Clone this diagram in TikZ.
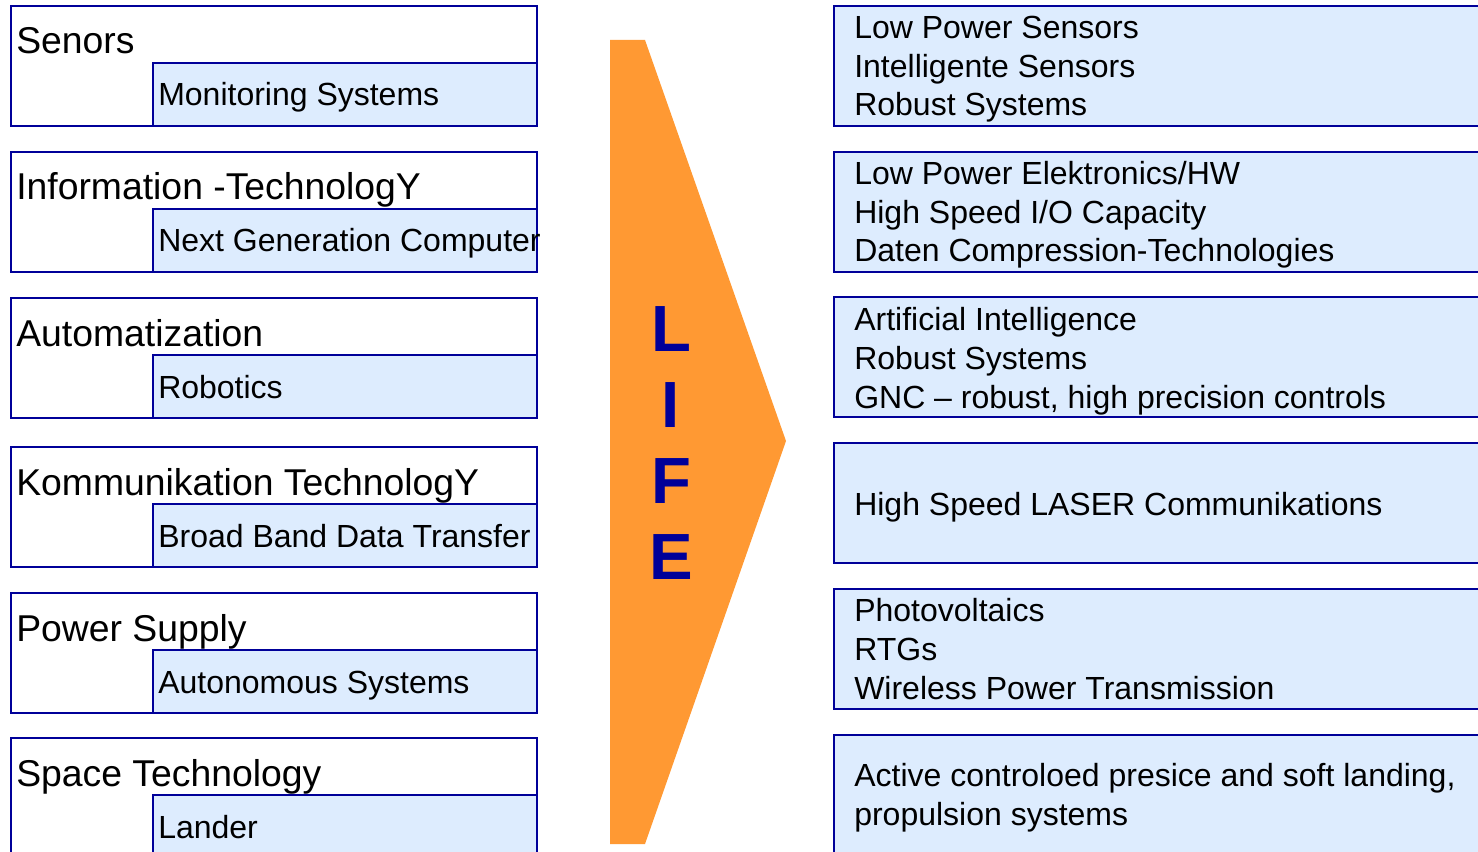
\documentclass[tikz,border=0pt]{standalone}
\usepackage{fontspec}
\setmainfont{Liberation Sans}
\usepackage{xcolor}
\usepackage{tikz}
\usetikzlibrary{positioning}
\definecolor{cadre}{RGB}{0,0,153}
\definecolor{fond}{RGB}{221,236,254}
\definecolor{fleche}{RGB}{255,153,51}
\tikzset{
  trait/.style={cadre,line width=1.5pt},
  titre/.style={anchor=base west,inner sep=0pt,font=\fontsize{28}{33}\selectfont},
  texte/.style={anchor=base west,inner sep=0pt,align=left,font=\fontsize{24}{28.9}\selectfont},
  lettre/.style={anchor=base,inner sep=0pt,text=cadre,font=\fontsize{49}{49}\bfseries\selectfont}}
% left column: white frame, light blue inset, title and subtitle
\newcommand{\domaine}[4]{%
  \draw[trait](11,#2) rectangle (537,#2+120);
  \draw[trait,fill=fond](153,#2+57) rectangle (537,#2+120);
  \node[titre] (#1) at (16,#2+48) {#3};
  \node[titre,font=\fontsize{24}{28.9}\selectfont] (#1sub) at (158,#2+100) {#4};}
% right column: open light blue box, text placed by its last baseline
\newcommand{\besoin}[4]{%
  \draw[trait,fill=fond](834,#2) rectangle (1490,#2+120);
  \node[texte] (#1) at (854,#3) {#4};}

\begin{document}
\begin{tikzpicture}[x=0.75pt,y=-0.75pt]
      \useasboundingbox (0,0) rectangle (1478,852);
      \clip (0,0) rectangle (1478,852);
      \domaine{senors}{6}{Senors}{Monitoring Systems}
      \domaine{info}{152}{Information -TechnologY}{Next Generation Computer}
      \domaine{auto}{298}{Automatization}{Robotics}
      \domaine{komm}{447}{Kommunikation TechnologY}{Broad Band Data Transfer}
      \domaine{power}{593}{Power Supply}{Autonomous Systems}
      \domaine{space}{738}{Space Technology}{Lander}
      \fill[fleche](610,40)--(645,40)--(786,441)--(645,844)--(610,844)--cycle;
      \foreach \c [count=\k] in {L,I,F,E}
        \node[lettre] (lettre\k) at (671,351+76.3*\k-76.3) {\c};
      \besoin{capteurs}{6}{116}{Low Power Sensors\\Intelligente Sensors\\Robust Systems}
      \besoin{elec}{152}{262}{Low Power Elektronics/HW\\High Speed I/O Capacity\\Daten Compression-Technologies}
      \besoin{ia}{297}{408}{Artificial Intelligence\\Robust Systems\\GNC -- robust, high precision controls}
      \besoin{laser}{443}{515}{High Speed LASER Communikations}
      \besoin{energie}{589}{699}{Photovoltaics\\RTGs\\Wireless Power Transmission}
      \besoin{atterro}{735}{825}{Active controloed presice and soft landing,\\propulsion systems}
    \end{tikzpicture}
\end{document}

──────────────────────────────

- [Set exercise] Write out again, exactly, the lines from the start of the listing up to the line containing "(#1) at (854,#3)", with both ends and without pictures.

- [Result of the exercise]
Clone this diagram in TikZ.
\documentclass[tikz,border=0pt]{standalone}
\usepackage{fontspec}
\setmainfont{Liberation Sans}
\usepackage{xcolor}
\usepackage{tikz}
\usetikzlibrary{positioning}
\definecolor{cadre}{RGB}{0,0,153}
\definecolor{fond}{RGB}{221,236,254}
\definecolor{fleche}{RGB}{255,153,51}
\tikzset{
  trait/.style={cadre,line width=1.5pt},
  titre/.style={anchor=base west,inner sep=0pt,font=\fontsize{28}{33}\selectfont},
  texte/.style={anchor=base west,inner sep=0pt,align=left,font=\fontsize{24}{28.9}\selectfont},
  lettre/.style={anchor=base,inner sep=0pt,text=cadre,font=\fontsize{49}{49}\bfseries\selectfont}}
% left column: white frame, light blue inset, title and subtitle
\newcommand{\domaine}[4]{%
  \draw[trait](11,#2) rectangle (537,#2+120);
  \draw[trait,fill=fond](153,#2+57) rectangle (537,#2+120);
  \node[titre] (#1) at (16,#2+48) {#3};
  \node[titre,font=\fontsize{24}{28.9}\selectfont] (#1sub) at (158,#2+100) {#4};}
% right column: open light blue box, text placed by its last baseline
\newcommand{\besoin}[4]{%
  \draw[trait,fill=fond](834,#2) rectangle (1490,#2+120);
  \node[texte] (#1) at (854,#3) {#4};}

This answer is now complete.